You’ll also note that we took a little extra care with this connector to put glueline over the base in order to create a more thorough environmental seal. The DTM connector itself has seals where the wires enter the shell.
The glueline just provides a little extra insurance. Since this connector is the front fender area, it is going to see a tremendous amount of water (when it’s wet out) and debris. Every little bit helps.
A circular milspec connector, booted, and the first section of the harness with heat shrink applied. We are again using the shielded twisted Spec55 3-conductor wire here. This short length will then go into two legs, with one leg going to each wheel speed sensor. One leg is much longer and goes around the back side of the engine bay to reach the LF wheel. We did not run it around the front side of the engine bay for the same reason that we discussed earlier with the knock sensors. We want to avoid the noisy areas of the alternator and cooling fans.
Just like with the rear harness, we will run the fill shielded twisted 3-conductor wire out to the wheel sensor. This gives us some added insurance for the future. If a piece of debris strikes the harness in the exposed area but doesn’t completely mangle it, we have a spare conductor that could be used.
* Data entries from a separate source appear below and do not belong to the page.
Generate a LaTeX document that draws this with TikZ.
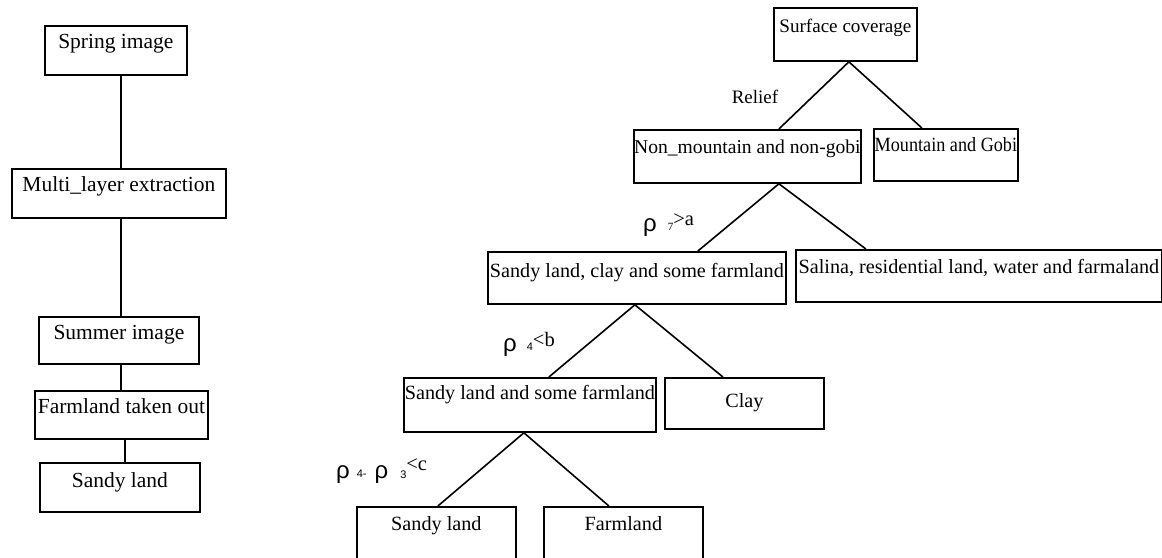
\documentclass[tikz,border=0pt]{standalone}
\usepackage{fontspec}
\usepackage{graphicx}
\setmainfont{Liberation Serif}
\newfontfamily\sansf{Liberation Sans}
\newcommand{\rh}{{\sansf\fontsize{24}{26}\selectfont ρ}}
\begin{document}
\begin{tikzpicture}[x=1pt,y=-1pt,
  bx/.style={draw, line width=1.8pt, inner sep=0pt, anchor=north west, text height=23pt,
    font=\fontsize{20.2}{24}\selectfont},
  lft/.style={font=\fontsize{21.5}{24}\selectfont},
  conn/.style={line width=1.6pt},
  lbl/.style={inner sep=0pt, anchor=base west, font=\fontsize{20.5}{24}\selectfont}]
\useasboundingbox (0,0) rectangle (1162,557);
\clip (0,0) rectangle (1162,557);
% left chain
\node[bx, lft, minimum width=142pt, text depth=26pt] (A) at (44,25) {Spring image};
\node[bx, lft, minimum width=214pt, text depth=26pt] (B) at (11,168) {Multi\_layer extraction};
\node[bx, lft, minimum width=160pt, text depth=24pt] (C) at (38,316) {Summer image};
\node[bx, lft, minimum width=173pt, text depth=25pt] (D) at (34,390) {Farmland taken out};
\node[bx, lft, minimum width=160pt, text depth=24pt, text height=25pt] (E) at (39,462) {Sandy land};
\draw[conn] ([xshift=5pt]A.south) -- ([xshift=5pt]A.south |- B.north);
\draw[conn] ([xshift=2pt]B.south) -- ([xshift=2pt]B.south |- C.north);
\draw[conn] ([xshift=2pt]C.south) -- ([xshift=2pt]C.south |- D.north);
\draw[conn] ([xshift=3.5pt]D.south) -- ([xshift=3.5pt]D.south |- E.north);
% tree
\node[bx, minimum width=143pt, text depth=28pt, text height=25pt, font=\fontsize{19.1}{24}\selectfont] (S) at (773,7) {Surface coverage};
\node[bx, minimum width=227pt, text depth=29pt, text height=24pt, font=\fontsize{19.6}{24}\selectfont] (N) at (633,129) {Non\_mountain and non-gobi};
\node[bx, minimum width=144pt, text depth=29pt, text height=23pt] (M) at (873,128) {\scalebox{0.9}[1]{Mountain and Gobi}};
\node[bx, minimum width=298pt, text depth=26pt, text height=26pt] (SC) at (487,251) {Sandy land, clay and some farmland};
\node[bx, minimum width=366pt, text depth=28pt, text height=24pt] (SA) at (795,249) {Salina, residential land, water and farmaland};
\node[bx, minimum width=252pt, text depth=32pt, text height=22pt] (SF) at (403,377) {Sandy land and some farmland};
\node[bx, minimum width=159pt, text depth=21pt, text height=30pt] (CL) at (664,377) {Clay};
\node[bx, minimum width=159pt, text depth=30pt, text height=24pt] (SL) at (356,506) {Sandy land};
\node[bx, minimum width=159pt, text depth=30pt, text height=24pt] (FL) at (543,506) {Farmland};
\draw[conn] ([xshift=31.5pt]N.north) -- ([xshift=3.5pt]S.south) -- ([xshift=-24pt]M.north);
\draw[conn] ([xshift=61pt]SC.north) -- ([xshift=31.5pt]N.south) -- ([xshift=-113pt]SA.north);
\draw[conn] ([xshift=19pt]SF.north) -- ([xshift=-2pt]SC.south) -- ([xshift=-21.5pt]CL.north);
\draw[conn] ([xshift=1.5pt]SL.north) -- ([xshift=-6pt]SF.south) -- ([xshift=-14.5pt]FL.north);
% labels
\node[inner sep=0pt, font=\fontsize{19}{22}\selectfont] (rel) at (755,97) {Relief};
\node[lbl] (r7) at (643,231) {\rh\hspace{11pt}\raisebox{0.5pt}{\fontsize{11}{11}\selectfont 7}\raisebox{6pt}{>a}};
\node[lbl] (r4) at (503,351) {\rh\hspace{10pt}\raisebox{1pt}{{\sansf\fontsize{11}{11}\selectfont 4}}\raisebox{5pt}{<b}};
\node[lbl] (r43) at (336,478) {\rh\hspace{7pt}\raisebox{1pt}{{\sansf\fontsize{11}{11}\selectfont 4-}}\hspace{8pt}\rh\hspace{12pt}\raisebox{0pt}{{\sansf\fontsize{11}{11}\selectfont 3}}\raisebox{8pt}{<c}};
\end{tikzpicture}
\end{document}
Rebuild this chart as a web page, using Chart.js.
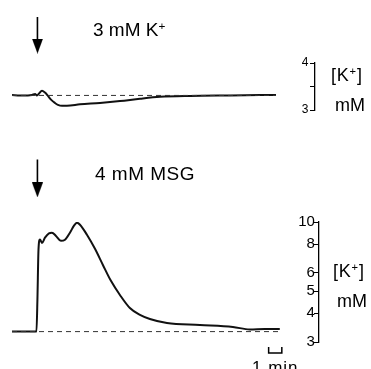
<!DOCTYPE html>
<html lang="en">
  <head>
    <meta charset="utf-8">
    <title>K+ responses</title>
    <script src="https://cdn.jsdelivr.net/npm/chart.js@4.4.1/dist/chart.umd.min.js"></script>
    <style>
      body { margin: 0; background: #fff; overflow: hidden; }
      #wrap {
        position: relative; width: 371px; height: 369px; overflow: hidden;
        font-family: "Liberation Sans", Arial, sans-serif; color: #000;
      }
      canvas { position: absolute; left: 0; top: 0; }
      .lbl { position: absolute; line-height: 1; white-space: nowrap; }
      .lbl sup { font-size: 0.62em; vertical-align: 0.55em; line-height: 0; }
    </style>
  </head>
  <body>
    <div id="wrap">
      <canvas id="top-chart" width="371" height="369"></canvas>
      <canvas id="bottom-chart" width="371" height="369"></canvas>

      <div class="lbl" style="left:93px; top:20px; font-size:19px;">3 mM K<sup>+</sup></div>
      <div class="lbl" style="left:331px; top:66px; font-size:18px; letter-spacing:0.8px;">[K<sup>+</sup>]</div>
      <div class="lbl" style="left:335px; top:96px; font-size:18px;">mM</div>

      <div class="lbl" style="left:95px; top:164px; font-size:19px; letter-spacing:0.5px;">4 mM MSG</div>
      <div class="lbl" style="left:333px; top:262px; font-size:18px; letter-spacing:0.8px;">[K<sup>+</sup>]</div>
      <div class="lbl" style="left:337px; top:292px; font-size:18px;">mM</div>
      <div class="lbl" style="left:252px; top:359px; font-size:17px; letter-spacing:1px;">1 min</div>
    </div>

    <script>
      // time in minutes from start of recording, [K+] in mM
      var topTime = [0, 0.67, 1.33, 1.67, 1.92, 2.08, 2.25, 2.5, 2.75, 3.0, 3.25, 3.58, 3.83,
                     4.17, 4.58, 5.67, 7.33, 9.0, 10.67, 12.33, 14.83, 18.17, 22.0];
      var topK = [3.32, 3.31, 3.31, 3.32, 3.34, 3.31, 3.35, 3.41, 3.37, 3.30, 3.22, 3.15, 3.11,
                  3.09, 3.09, 3.12, 3.15, 3.19, 3.24, 3.28, 3.30, 3.31, 3.32];
      var topBaseline = 3.31;

      var bottomTime = [0, 2.04, 2.12, 2.21, 2.33, 2.5, 2.75, 3.08, 3.33, 3.67, 4.08, 4.42, 4.83,
                        5.17, 5.42, 5.67, 6.25, 6.92, 7.58, 8.25, 9.0, 9.83, 10.67, 11.5, 12.92,
                        15.67, 18.42, 19.83, 21.08, 22.33];
      var bottomK = [3.33, 3.33, 4.6, 7.6, 8.4, 8.1, 8.55, 8.93, 8.98, 8.7, 8.28, 8.37, 8.98,
                     9.64, 9.93, 9.73, 8.8, 7.64, 6.5, 5.54, 4.81, 4.22, 3.94, 3.78, 3.63,
                     3.56, 3.49, 3.40, 3.42, 3.42];
      var bottomBaseline = 3.33;

      var injectTime = 2.12;
      var topArrowK = [4.98, 4.36];      // shaft top, head centre
      var bottomArrowK = [18.7, 13.8];

      var topTicks = [3, 3.5, 4];
      var topTickLabels = ['3  ', '', '4  '];
      var bottomTicks = [3, 4, 5, 6, 8, 10];
      var bottomTickLabels = ['3 ', '4 ', '5 ', '6 ', '8 ', '10 '];

      var scaleBarTime = [21.4, 22.5];   // 1 min bar
      var scaleBarK = [2.85, 2.685];

      function pts(xs, ys) {
        return xs.map(function (x, i) { return {x: x, y: ys[i]}; });
      }

      // arrow head marker
      var head = document.createElement('canvas');
      head.width = 11; head.height = 15;
      var hc = head.getContext('2d');
      hc.fillStyle = '#000';
      hc.beginPath(); hc.moveTo(0, 0); hc.lineTo(11, 0); hc.lineTo(5.5, 15); hc.closePath(); hc.fill();

      function arrowSet(ks) {
        return {
          data: [{x: injectTime, y: ks[0]}, {x: injectTime, y: ks[1]}],
          borderColor: '#000', borderWidth: 1.6, clip: false,
          pointRadius: [0, 45], pointStyle: head, pointBorderWidth: 0
        };
      }

      function traceSet(xs, ys) {
        return {
          data: pts(xs, ys), borderColor: '#111', borderWidth: 2,
          pointRadius: 0, cubicInterpolationMode: 'monotone'
        };
      }

      function baseSet(v, xEnd) {
        return {
          data: [{x: 0, y: v}, {x: xEnd, y: v}], borderColor: '#333', borderWidth: 1,
          borderDash: [5, 4], pointRadius: 0
        };
      }

      function yAxis(type, min, max, ticks, labels, xPos, fontSize) {
        return {
          type: type, min: min, max: max,
          position: {x: xPos},
          afterBuildTicks: function (scale) {
            scale.ticks = ticks.map(function (v) { return {value: v}; });
          },
          ticks: {
            autoSkip: false, color: '#000', padding: 2,
            font: {family: 'Liberation Sans, Arial, sans-serif', size: fontSize},
            callback: function (value) {
              var i = ticks.indexOf(value);
              return i < 0 ? '' : labels[i];
            }
          },
          grid: {display: true, drawOnChartArea: false, drawTicks: true, tickLength: 4, color: '#000', lineWidth: 1},
          border: {display: true, color: '#000', width: 1.3}
        };
      }

      function baseOptions(pad, xMax, y) {
        return {
          responsive: false, animation: false, events: [],
          layout: {padding: pad, autoPadding: false},
          plugins: {legend: {display: false}, tooltip: {enabled: false}},
          scales: {
            x: {type: 'linear', min: 0, max: xMax, display: false},
            y: y
          }
        };
      }

      var top_chart = new Chart(document.getElementById('top-chart'), {
        type: 'line',
        data: {
          datasets: [
            baseSet(topBaseline, 22),
            traceSet(topTime, topK),
            arrowSet(topArrowK)
          ]
        },
        options: baseOptions({left: 12, right: 56, top: 63, bottom: 259}, 25.25,
                             yAxis('linear', 3, 4, topTicks, topTickLabels, 25.25, 12))
      });

      var barSet = {
        data: [{x: scaleBarTime[0], y: scaleBarK[0]}, {x: scaleBarTime[0], y: scaleBarK[1]},
               {x: scaleBarTime[1], y: scaleBarK[1]}, {x: scaleBarTime[1], y: scaleBarK[0]}],
        borderColor: '#000', borderWidth: 1.5, pointRadius: 0, clip: false, tension: 0
      };

      var bottom_chart = new Chart(document.getElementById('bottom-chart'), {
        type: 'line',
        data: {
          datasets: [
            baseSet(bottomBaseline, 22.33),
            traceSet(bottomTime, bottomK),
            arrowSet(bottomArrowK),
            barSet
          ]
        },
        options: baseOptions({left: 12, right: 52, top: 222, bottom: 27}, 25.6,
                             yAxis('logarithmic', 3, 10, bottomTicks, bottomTickLabels, 25.6, 15))
      });
    </script>
  </body>
</html>
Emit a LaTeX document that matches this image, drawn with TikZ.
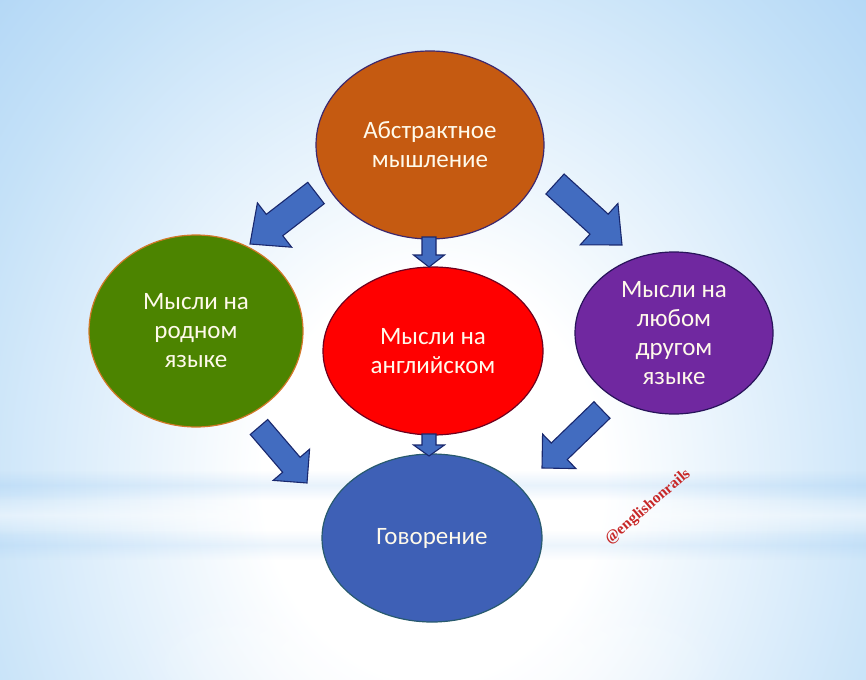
\documentclass[tikz,border=0pt]{standalone}
\usepackage{fontspec}
\setmainfont{Carlito}
\newfontfamily\wmfont{Liberation Serif}
\usetikzlibrary{shapes.geometric,calc,fadings}
\definecolor{bgblue}{RGB}{128,186,240}
\definecolor{bgmid}{RGB}{196,225,248}
\definecolor{txt}{RGB}{255,250,235}
\definecolor{fOrange}{RGB}{197,90,17}
\definecolor{dOrange}{RGB}{60,40,110}
\definecolor{fGreen}{RGB}{76,132,0}
\definecolor{dGreen}{RGB}{210,120,40}
\definecolor{fRed}{RGB}{255,0,0}
\definecolor{dRed}{RGB}{110,0,30}
\definecolor{fPurple}{RGB}{112,40,160}
\definecolor{dPurple}{RGB}{40,20,90}
\definecolor{fBlue}{RGB}{62,96,182}
\definecolor{dBlue}{RGB}{40,90,110}
\definecolor{fArrow}{RGB}{66,108,192}
\definecolor{dArrow}{RGB}{25,40,110}
\definecolor{wmred}{RGB}{200,40,40}
\pgfdeclareradialshading{bgshade}{\pgfpoint{0bp}{0bp}}{color(0bp)=(white); color(9bp)=(white); color(26bp)=(bgmid); color(50bp)=(bgblue)}
\tikzfading[name=bandfade, top color=transparent!100, bottom color=transparent!100, middle color=transparent!0]
\tikzfading[name=spotfade, inner color=transparent!0, outer color=transparent!100]
\newcommand\blockarrow[5]{%
  \coordinate (ba-b) at ($(#2)!#5!(#1)$);
  \draw[barrowstyle] ($(#1)!#3!90:(#2)$) -- ($(ba-b)!#3!90:(#2)$) -- ($(ba-b)!#4!90:(#2)$) -- (#2)
    -- ($(ba-b)!#4!-90:(#2)$) -- ($(ba-b)!#3!-90:(#2)$) -- ($(#1)!#3!-90:(#2)$) -- cycle;}
\begin{document}
\begin{tikzpicture}[x=1pt,y=-1pt,
  bub/.style={ellipse, line width=1.2pt, inner sep=0pt, align=center, text=txt,
    font=\fontsize{25}{29}\selectfont},
  barrowstyle/.style={fill=fArrow, draw=dArrow, line width=1.1pt, line join=miter}]
\useasboundingbox (0,0) rectangle (866,679);
\begin{scope}
  \clip (0,0) rectangle (866,679);
  \shade[shading=bgshade] (-40,-80) rectangle (906,1040);
  \fill[white,opacity=0.45,path fading=bandfade] (0,495) rectangle (866,535);
  \fill[bgblue,opacity=0.18,path fading=bandfade] (0,470) rectangle (866,500);
  \fill[bgblue,opacity=0.15,path fading=bandfade] (0,530) rectangle (866,560);
  \fill[white,opacity=0.7,path fading=spotfade] (433,660) ellipse [x radius=300, y radius=90];
\end{scope}
\node[bub, fill=fOrange, draw=dOrange, minimum width=228pt, minimum height=188pt] (abs) at (430,145) {Абстрактное\\мышление};
\node[bub, fill=fGreen, draw=dGreen, minimum width=214pt, minimum height=192pt] (nat) at (196,331) {Мысли на\\родном\\языке};
\node[bub, fill=fRed, draw=dRed, minimum width=220pt, minimum height=168pt] (eng) at (433,351) {Мысли на\\английском};
\node[bub, fill=fPurple, draw=dPurple, minimum width=198pt, minimum height=162pt] (oth) at (674,333) {Мысли на\\любом\\другом\\языке};
\node[bub, fill=fBlue, draw=dBlue, minimum width=220pt, minimum height=168pt] (spk) at (432,538) {Говорение};
\coordinate (tlA) at (316,193); \coordinate (tlB) at (250,244);
\coordinate (trA) at (555,184); \coordinate (trB) at (622,245);
\coordinate (blA) at (259,427); \coordinate (blB) at (307,483);
\coordinate (brA) at (602,410); \coordinate (brB) at (542,468);
\coordinate (tcA) at (429,237); \coordinate (tcB) at (429,267);
\coordinate (bcA) at (429,434); \coordinate (bcB) at (429,456);
\blockarrow{tlA}{tlB}{13.5pt}{28pt}{31pt}
\blockarrow{trA}{trB}{13.5pt}{28pt}{31pt}
\blockarrow{blA}{blB}{11.5pt}{24pt}{24pt}
\blockarrow{brA}{brB}{11.5pt}{24pt}{24pt}
\blockarrow{tcA}{tcB}{7pt}{15.5pt}{12pt}
\blockarrow{bcA}{bcB}{7pt}{15.5pt}{11pt}
\node[rotate=40.5, text=wmred, inner sep=0pt, font=\wmfont\bfseries\fontsize{15.5}{17}\selectfont] (wm) at (648,507) {@englishonrails};
\end{tikzpicture}
\end{document}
This leaves one more harness to build in the engine bay: The exterior kill switch.
All good race cars should have a minimum of two kill switches. One should be in the cabin, accessible to the driver, and the second should be external to the cabin, accessible to safety crew.
When we originally built our dash panel, we included a master cut-off switch with a fancy red cover. That’s for me. For the safety crew, we decided to put an exterior kill switch on the cowl, right at the windshield. This is a very common location on race cars.
We are also placing it on the driver’s side. Why? Unless I jam the car up against a tire wall on the driver’s side, a track safety worker is going to come to my side of the car first. Generally speaking, the safety crew’s first priority is the well being of the driver. Having the kill switch (and, similarly, a fire system switch) on the driver’s side in an easily accessible and easily identified location is a safety benefit.
If you remove the plastic trim panels in the cowl area underneath the hood, you find that Toyota has engineered a sturdy beam that the wiper motor and wiper assemblies mount to. This provides a great mounting location for our cowl kill switch.